Maior casa do gênero, Villa Country chega a reunir 8.000 pessoas em noites de show

A culpa é de John Lennon.

No dia 8 de dezembro de 1980, a notícia do assassinato do ex-Beatle na portaria do edifício Dakota, em frente ao Central Park, em Nova York, levou o mundo às lágrimas e à perplexidade. Em São Paulo, numa casa no bairro central do Brás, a TV permanecia constantemente ligada e, diante dela, quase hipnotizado, o garotinho Carlos Alberto Machado Anhaia, então com 11 anos de idade, descobria aquele que viria a ser um ídolo também seu.

Foi diante da telinha, em meio a imagens da tragédia, que ele conheceu o rapaz de óculos redondos, autor de canções poderosas, que rogavam a paz, e de quem todo o mundo falava com devoção.

Às vésperas do Natal, Carlinhos, apelido de criança que continua valendo, desistiu do tão sonhado videogame encomendado ao Papai Noel e surpreendeu o pai ao pedir-lhe a coleção completa dos Beatles. Acabou ganhando dez LPs.
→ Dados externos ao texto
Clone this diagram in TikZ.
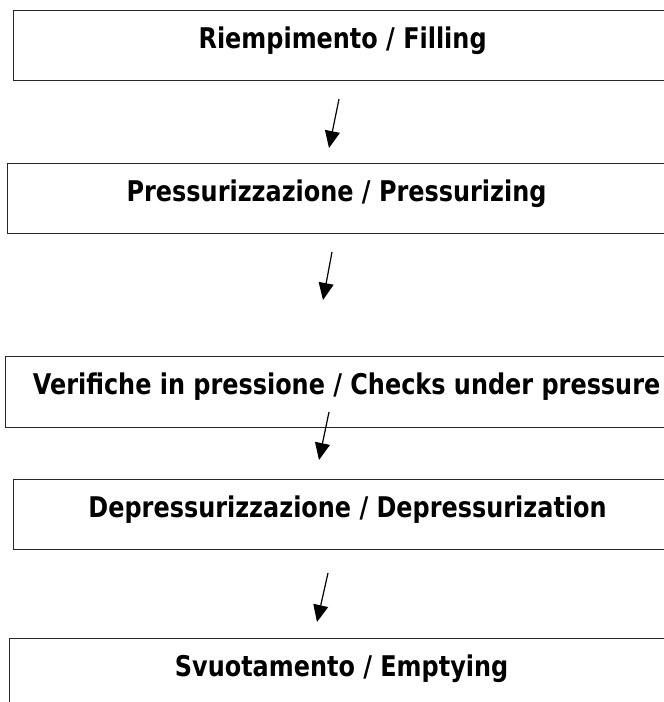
\documentclass[tikz,border=0pt]{standalone}
\usepackage{fontspec}
\newfontfamily\fasefont{DejaVu Sans}[FakeStretch=0.84]
\usetikzlibrary{arrows.meta}
\begin{document}
\begin{tikzpicture}[x=1pt, y=-1pt,
            fase/.style={shape=rectangle, draw=black!85, line width=1.2pt, anchor=north west,
                inner sep=0pt, text height=38pt, text depth=32pt,
                font=\fasefont\bfseries\fontsize{28.5pt}{32pt}\selectfont},
            freccia/.style={line width=1.2pt, -{Triangle[length=17pt, width=15pt]}},
        ]
        \useasboundingbox (0,0) rectangle (664,702);

        \node[fase, minimum width=658pt] (riemp) at (13, 10) {Riempimento / Filling};
        \node[fase, minimum width=658pt] (press) at (7, 163) {Pressurizzazione / Pressurizing};
        \node[fase, minimum width=682pt, text depth=33pt] (verif) at (5, 356) {Verifiche in pressione / Checks under pressure};
        \node[fase, minimum width=668pt] (depr) at (13, 479) {Depressurizzazione / Depressurization};
        \node[fase, minimum width=664pt] (svuot) at (9, 638) {Svuotamento / Emptying};

        \coordinate (a1) at (339, 99);
        \coordinate (b1) at (329, 148);
        \coordinate (a2) at (332, 252);
        \coordinate (b2) at (323, 300);
        \coordinate (a3) at (329, 412);
        \coordinate (b3) at (319, 460);
        \coordinate (a4) at (328, 573);
        \coordinate (b4) at (317, 622);

        \draw[freccia] (a1) -- (b1);
        \draw[freccia] (a2) -- (b2);
        \draw[freccia] (a3) -- (b3);
        \draw[freccia] (a4) -- (b4);

    \end{tikzpicture}
\end{document}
Em meio à despedida de um dos maiores ídolos da música pop mundial, o garoto começou a formatar seu interesse pela música. Não parou mais.

Cresceu ouvindo os mais distintos gêneros musicais. Na adolescência, descabelou-se com o heavy metal, ao mesmo tempo em que se sacudia ao som dos Jackson Five, sem abrir mão do pop rock e do punk: de David Bowie ao The Cure. Da vitrola passou, aos poucos, para a guitarra, já ambicionando ser músico.

Esse balaio de ritmos, além de ampliar cada vez mais seu gosto musical, ajudou a moldar sua futura profissão.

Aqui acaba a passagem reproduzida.